In passing I should also mention that Graham Ward is a priest in the Church of England and a prize for us Anglicans. I am currently composing a comprehensive essay examining his erotic ecclesiology through his “Cities Project.” Expect that at the beginning of the summer.
Happy Day
August 13, 2009
More presents have arrived and are soon to arrive on my doorstep from generous publishers.
I’ve decided to go with a theme and guide some readers through what I feel are some of the basic “movements” in “post-modern” theology, to the pathetic extent that I know and understand them, and relate it to eccesial practice.

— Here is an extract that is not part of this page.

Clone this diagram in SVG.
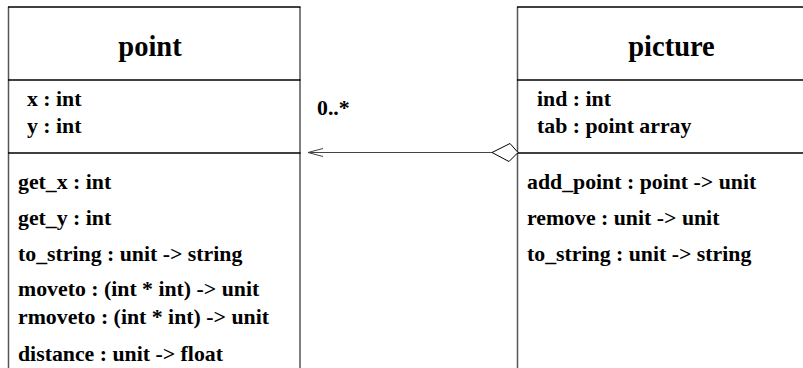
<svg xmlns="http://www.w3.org/2000/svg" width="803" height="368" viewBox="0 0 803 368">
  <style>
    .side { stroke: #555; stroke-width: 1.5; fill: none; }
    .rule { stroke: #000; stroke-width: 1.5; fill: none; }
    .title { font-family: "Liberation Serif", "Times New Roman", serif; font-weight: bold; font-size: 28.5px; text-anchor: middle; fill: #000; }
    .member { font-family: "Liberation Serif", "Times New Roman", serif; font-weight: bold; font-size: 21.8px; fill: #000; }
    .link { stroke: #444; stroke-width: 1; fill: none; }
  </style>

  <!-- class: point -->
  <g id="point">
    <rect x="8.5" y="7" width="291.5" height="370" fill="#fff" stroke="none"/>
    <line class="side" x1="8.5" y1="7" x2="8.5" y2="368"/>
    <line class="side" x1="300" y1="7" x2="300" y2="368"/>
    <line class="rule" x1="8" y1="7" x2="300.5" y2="7"/>
    <line class="rule" x1="8" y1="80" x2="300.5" y2="80"/>
    <line class="rule" x1="8" y1="153" x2="300.5" y2="153"/>
    <text class="title" x="150" y="56">point</text>
    <text class="member" x="27" y="106">x : int</text>
    <text class="member" x="27" y="133">y : int</text>
    <text class="member" x="18" y="189">get_x : int</text>
    <text class="member" x="18" y="225">get_y : int</text>
    <text class="member" x="18" y="261">to_string : unit -&gt; string</text>
    <text class="member" x="18" y="296">moveto : (int * int) -&gt; unit</text>
    <text class="member" x="18" y="324">rmoveto : (int * int) -&gt; unit</text>
    <text class="member" x="18" y="361">distance : unit -&gt; float</text>
  </g>

  <!-- class: picture -->
  <g id="picture">
    <rect x="517.5" y="7" width="290" height="370" fill="#fff" stroke="none"/>
    <line class="side" x1="517.5" y1="7" x2="517.5" y2="368"/>
    <line class="rule" x1="517" y1="7" x2="803" y2="7"/>
    <line class="rule" x1="517" y1="80" x2="803" y2="80"/>
    <line class="rule" x1="517" y1="153" x2="803" y2="153"/>
    <text class="title" x="671.5" y="56">picture</text>
    <text class="member" x="537" y="106">ind : int</text>
    <text class="member" x="537" y="133">tab : point array</text>
    <text class="member" x="527" y="189">add_point : point -&gt; unit</text>
    <text class="member" x="527" y="225">remove : unit -&gt; unit</text>
    <text class="member" x="527" y="261">to_string : unit -&gt; string</text>
  </g>

  <!-- aggregation: picture holds many points -->
  <g id="connectors">
    <line class="link" x1="308" y1="152.5" x2="492" y2="152.5"/>
    <polyline class="link" points="323,148.5 308,152.5 323,156.5"/>
    <polygon points="492,152.5 510,143.5 518,152.5 509,161.5" fill="#fff" stroke="#000" stroke-width="1"/>
    <text class="member" x="317" y="115">0..*</text>
  </g>
</svg>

So besides the books already mentioned, I will be reviewing “The Postmodern God” – A theological reader, and “The Blackwell Companion to Postmodern Theology.” Both are from Blackwell-Wiley Publishing (easily one of my favorite publishing houses). So a big thanks to them!
Also, Caitlin at Baker Academic, always supplying surprisingly good books, has sent me the three volumes (so far published) in the “Church and Postmodern Culture Series” – James K A Smith’s “Who’s Afraid of Postmodernism: Taking Derrida, Lyotard, and Foucault to Church,” John Caputo’s “What Would Jesus Deconstruct: The Good News of Postmodernism for the Church,” and Carl Raschke’s “GloboChrist: The Great Commission takes a Postmodern Turn”
And lastly, Baker was also so kind as to send me “Radical Orthodoxy and the Reformed Tradition: Creation, Covenant, and Participation,” which, you guessed it, critically engages the RO theological streams by way of Dutch Reformed theology.
All in all, I think we will have a lot of fun, and perhaps challenge a skeptic or two to not be so down on “postmodernism” as well as challenge a few Emergent types who feel that all theology is is individual predispositions.